Metrics for open source projects
Measuring use of open source software isn’t always straightforward. The problem is especially acute for software targeted largely at academia, where usage is not measured just by software downloads, but also by citations.
Citations are a well-known pain point because the citation graph is privately held by iron doors (e.g., Scopus, Google Scholar). New ventures aim to open up citation data, but of course it’s an immense amount of work, and so does not come quickly.
The following is a laundry list of metrics on software of which I am aware, and some of which I use in our rOpenSci twice monthly updates.
I primarily develop software for the R language, so some of the metrics are specific to R, but many are not. In addition, we (rOpenSci) don’t develop web apps, which may bring in an additional set of metrics not covered below.
I organize by source instead of type of data because some sources give multiple kinds of data - I note what kinds of data they give with labels.
- Link: https://github.com/metacran/cranlogs.app
- This is a REST API for CRAN downloads from the RStudio CRAN CDN. Note however, that the RStudio CDN is only one of many - there are other mirrors users can insall packages from, and are not included in this count. However, a significant portion of downloads probably come from the RStudio CDN.
- Other programming languages have similar support, e.g., Ruby and Node.
citations github social-media
- Link: http://software.lagotto.io/works
- Lagotto is a Rails application, developed by Martin Fenner, originally designed to collect and provide article level metrics for scientific publications at Public Library of Science. It is now used by many publishers, and there are installations of Lagotto targeting datasets and software.

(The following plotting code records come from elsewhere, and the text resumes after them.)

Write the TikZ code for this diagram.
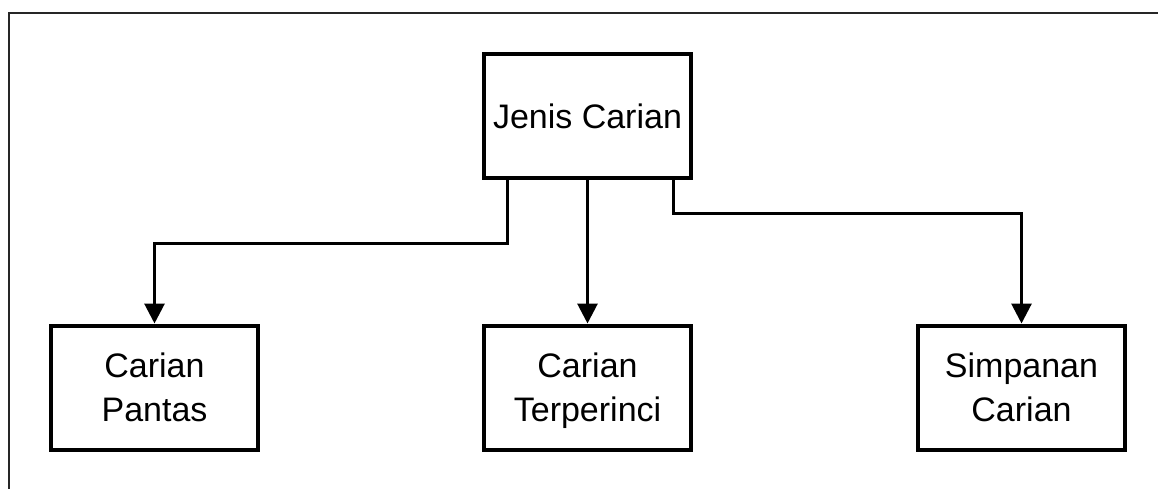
\documentclass[tikz,border=0pt]{standalone}
\usepackage{fontspec}
\setmainfont{Liberation Sans}
\usetikzlibrary{arrows.meta, positioning}

\begin{document}
\begin{tikzpicture}[x=1pt, y=1pt,
		kotak/.style={draw, line width=4pt, minimum width=207pt, minimum height=124pt, inner sep=0pt, text depth=0pt, align=center, font=\fontsize{34}{44}\selectfont},
		panah/.style={line width=3pt, -{Triangle[width=20pt, length=20pt]}}]
			\useasboundingbox (0,0) rectangle (1158,488);
			\draw[line width=2pt, black!85] (9,475) rectangle (1164,-6);
			\node[kotak] (jenis) at (587.5,372) {Jenis Carian};
			\node[kotak] (pantas) at (154.5,100.5) {Carian\\Pantas};
			\node[kotak] (terperinci) at (587.5,100.5) {Carian\\Terperinci};
			\node[kotak] (simpanan) at (1021.5,100.5) {Simpanan\\Carian};
			\draw[panah] ([xshift=25pt]jenis.south west) -- ++(0,-63) -| (pantas.north);
			\draw[panah] (jenis.south) -- (terperinci.north);
			\draw[panah] ([xshift=-20pt]jenis.south east) -- ++(0,-33) -| (simpanan.north);
		\end{tikzpicture}
\end{document}
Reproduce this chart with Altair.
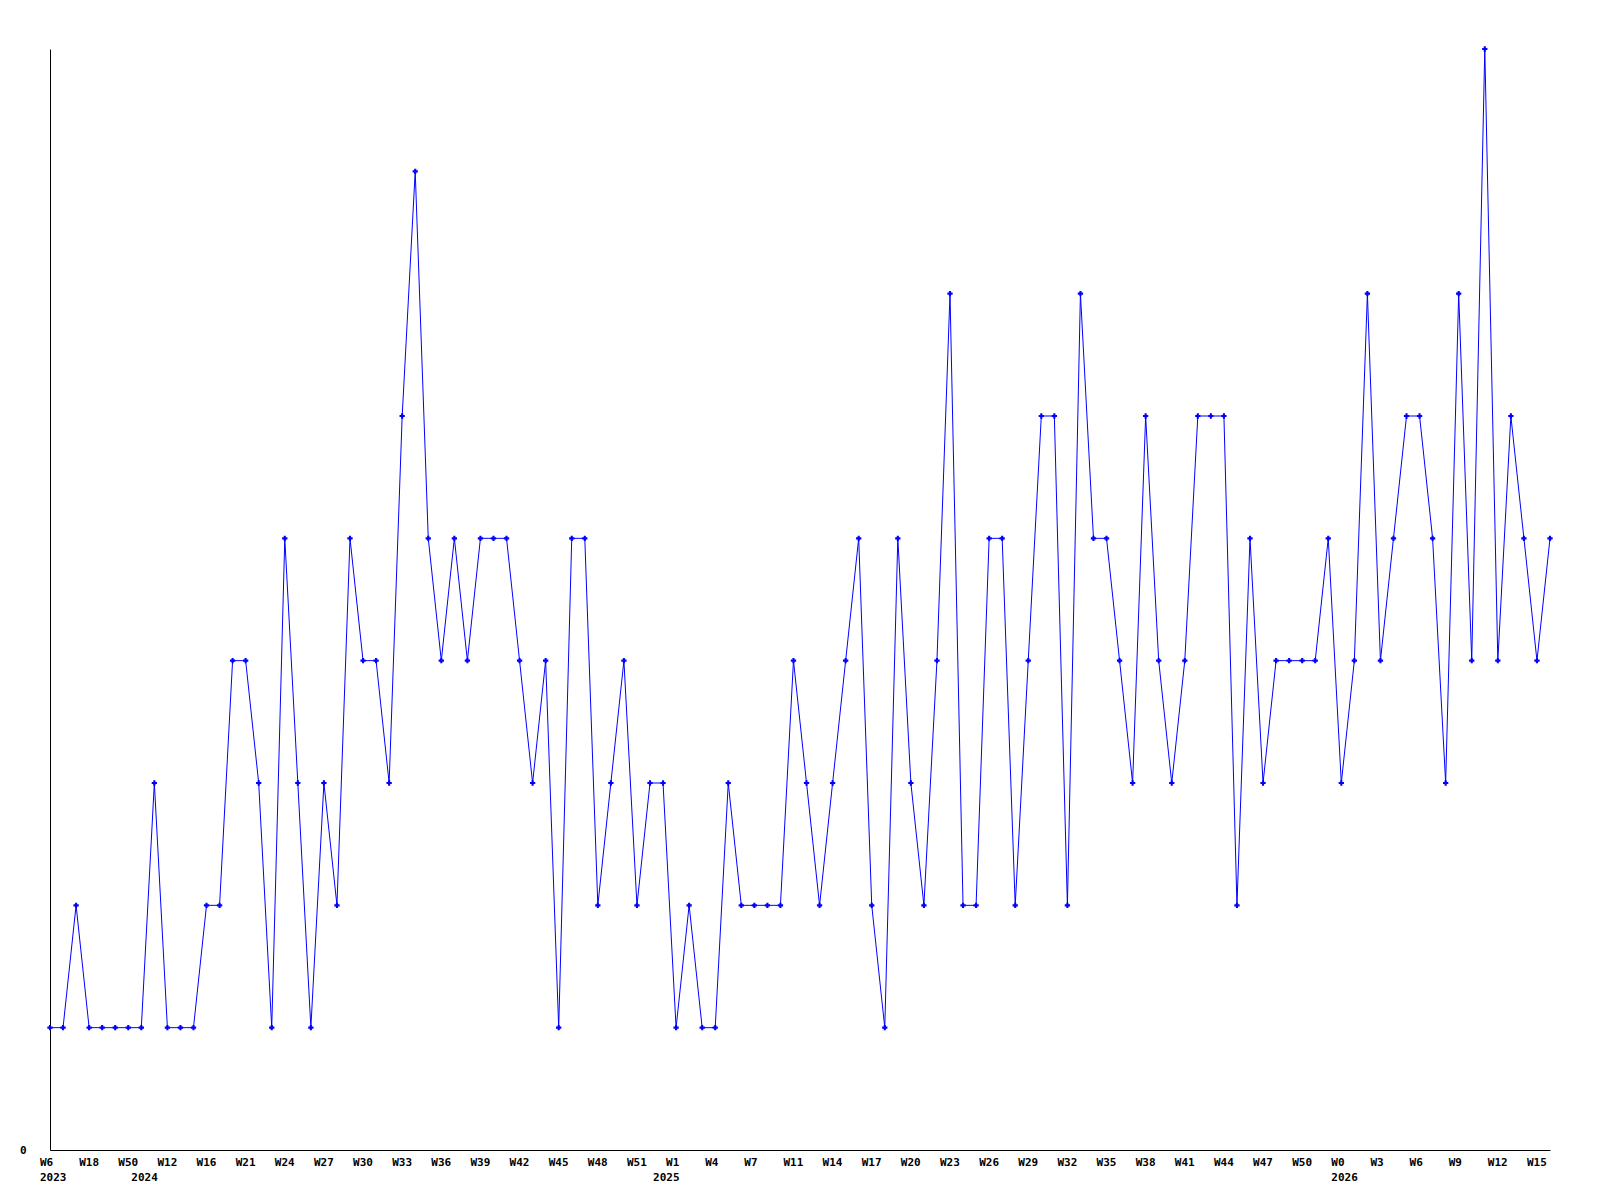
import altair as alt
import pandas as pd

# Weekly counts (one point per week, in order)
values = [1, 1, 2, 1, 1, 1, 1, 1, 3, 1,
          1, 1, 2, 2, 4, 4, 3, 1, 5, 3,
          1, 3, 2, 5, 4, 4, 3, 6, 8, 5,
          4, 5, 4, 5, 5, 5, 4, 3, 4, 1,
          5, 5, 2, 3, 4, 2, 3, 3, 1, 2,
          1, 1, 3, 2, 2, 2, 2, 4, 3, 2,
          3, 4, 5, 2, 1, 5, 3, 2, 4, 7,
          2, 2, 5, 5, 2, 4, 6, 6, 2, 7,
          5, 5, 4, 3, 6, 4, 3, 4, 6, 6,
          6, 2, 5, 3, 4, 4, 4, 4, 5, 3,
          4, 7, 4, 5, 6, 6, 5, 3, 7, 4,
          9, 4, 6, 5, 4, 5]

# Week tick labels, shown on every third point
week_labels = ["W6", "W18", "W50", "W12", "W16", "W21", "W24", "W27", "W30",
               "W33", "W36", "W39", "W42", "W45", "W48", "W51", "W1", "W4",
               "W7", "W11", "W14", "W17", "W20", "W23", "W26", "W29", "W32",
               "W35", "W38", "W41", "W44", "W47", "W50", "W0", "W3", "W6",
               "W9", "W12", "W15"]
label_step = 3

# Year labels and the point index where each year starts
year_labels = ["2023", "2024", "2025", "2026"]
year_index = [0, 7, 47, 99]

n = len(values)
df = pd.DataFrame({"idx": list(range(n)), "count": values})

# Build multi-line tick labels: first line = week, second line = year
lines = {}
for k, w in enumerate(week_labels):
    lines[k * label_step] = [w, ""]
for y, i in zip(year_labels, year_index):
    lines.setdefault(i, ["", ""])
    lines[i][1] = y
tick_vals = sorted(lines.keys())

def js_list(lst):
    return "[" + ",".join("'" + s + "'" for s in lst) + "]"

arr = ["''"] * n
for i, l in lines.items():
    if l[1] == "":
        arr[i] = "'" + l[0] + "'"
    else:
        arr[i] = js_list(l)
label_expr = "[" + ",".join(arr) + "][datum.value]"

font = "DejaVu Sans Mono"
W, H = 1500, 1101

x_scale = alt.Scale(domain=[0, n - 1], nice=False, zero=False)
y_scale = alt.Scale(domain=[0, 9], nice=False)

x_axis = alt.Axis(
    values=tick_vals, labelExpr=label_expr, title=None, grid=False, ticks=False,
    domainColor="black", domainWidth=1,
    labelFont=font, labelFontSize=11, labelFontWeight="bold", labelColor="black",
    labelPadding=6, labelLineHeight=15, labelBaseline="top", labelAlign="left",
    labelOffset=-10.5, labelOverlap=False, labelFlush=False, labelBound=False,
)
y_axis = alt.Axis(
    values=[0], format="d", title=None, grid=False, ticks=False,
    domainColor="black", domainWidth=1,
    labelFont=font, labelFontSize=11, labelFontWeight="bold", labelColor="black",
    labelPadding=24, labelBaseline="middle", labelOverlap=False,
)

base = alt.Chart(df).encode(
    x=alt.X("idx:Q", scale=x_scale, axis=x_axis),
    y=alt.Y("count:Q", scale=y_scale, axis=y_axis),
)
line = base.mark_line(color="#0000ff", strokeWidth=1)
pts = base.mark_point(shape="cross", filled=True, size=28, color="#0000ff", opacity=1)

chart = (
    alt.layer(line, pts)
    .properties(
        width=W,
        height=H,
        autosize=alt.AutoSizeParams(type="none"),
        padding={"left": 42, "top": 41, "right": 42, "bottom": 42},
        background="white",
    )
    .configure_view(stroke=None)
    .configure_axis(labelOverlap=False)
)

chart.save("out.html", embed_options={"renderer": "svg", "actions": False})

- Discussion forum: http://discuss.lagotto.io/
- Link: http://depsy.org
- This is a nascent venture by the ImpactStory team that seeks to uncover the impact of research software. As far as I can tell, they’ll collect usage via software downloads and citations in the literature.
Web Site Analytics
- If you happen to have a website for your project, collecting analytics is a way to gauge views of the landing page, and any help/tutorial pages you may have. A good easy way to do this is a deploy a basic site on your
gh-pagesbranch of your GitHub repo, and use the easily integrated Google Analytics.
- Whatever analytics you use, in my experience this mostly brings up links from google searches and blog posts that may mention your project
- Google Analytics beacon (for README views): https://github.com/igrigorik/ga-beacon. I haven’t tried this yet, but seems promising.
Auomated tracking: SSNMP
- Link: http://scisoft-net-map.isri.cmu.edu
- Scientific Software Network Map Project
- This is a cool NSF funded project by Chris Bogart that tracks software usage via GitHub and citations in literature.
- Link: https://scholar.google.com/
- Searching Google Scholar for software citations manually is fine at a small scale, but at a larger scale scraping is best. However, you’re not legally supposed to do this, and Google will shut you down.
- Could try using g-scholar alerts as well, especially if new citations of your work are infrequent.
- If you have institutional access to Scopus/Web of Science, you could search those, but I don’t push this as an option since it’s available to so few.
- Links: https://developer.github.com/v3/
- I keep a list of rOpenSci uses found in GitHub repos at https://discuss.ropensci.org/t/use-of-some-ropensci-packages-on-github/137
- GitHub does collect traffic data on each repo (clones, downloads, page views), but they are not exposed in the API. I’ve bugged them a bit about this - hopefully we’ll be able to get that dat in their API soon.
- Bitbucket/Gitlab - don’t use them, but I assume they also provide some metrics via their APIs
- Support forums: Whether you use UserVoice, Discourse, Google Groups, Gitter, etc., depending on your viewpoint, these interactions could be counted as metrics of software usage.
- Emails: I personally get a lot of emails asking for help with software I maintain. I imagine this is true for most software developers. Counting these could be another metric of software usage, although I never have counted mine.
- Social media: See Lagotto above, which tracks some social media outlets.
- Code coverage: There are many options now for code coverage, integrated with each Travis-CI build. A good option is CodeCov. CodeCov gives percentage test coverage, which one could use as one measure of code quality.
- Reviews: There isn’t a lot of code review going on that I’m aware of. Even if there was, I suppose this would just be a logical TRUE/FALSE.
- Cash money y’all: Grants/consulting income/etc. could be counted as a metric.
- Users: If you require users to create an account or similar before getting your software, you have a sense of number of users and perhaps their demographics.
Some software metrics things on the horizon that look interesting:
- Software Attribution for Geoscience Applications (SAGA)
- Crossref: They have a very nice API, but they don’t yet provide citation counts - but they may soon.
- njsmith/sempervirens - a prototype for gathering anonymous, opt-in usage data for open scientific software
- Force11 Software Citation Working Group - …produce a consolidated set of citation principles in order to encourage broad adoption of a consistent policy for software citation across disciplines and venues
I’m sure I missed things. Let me know.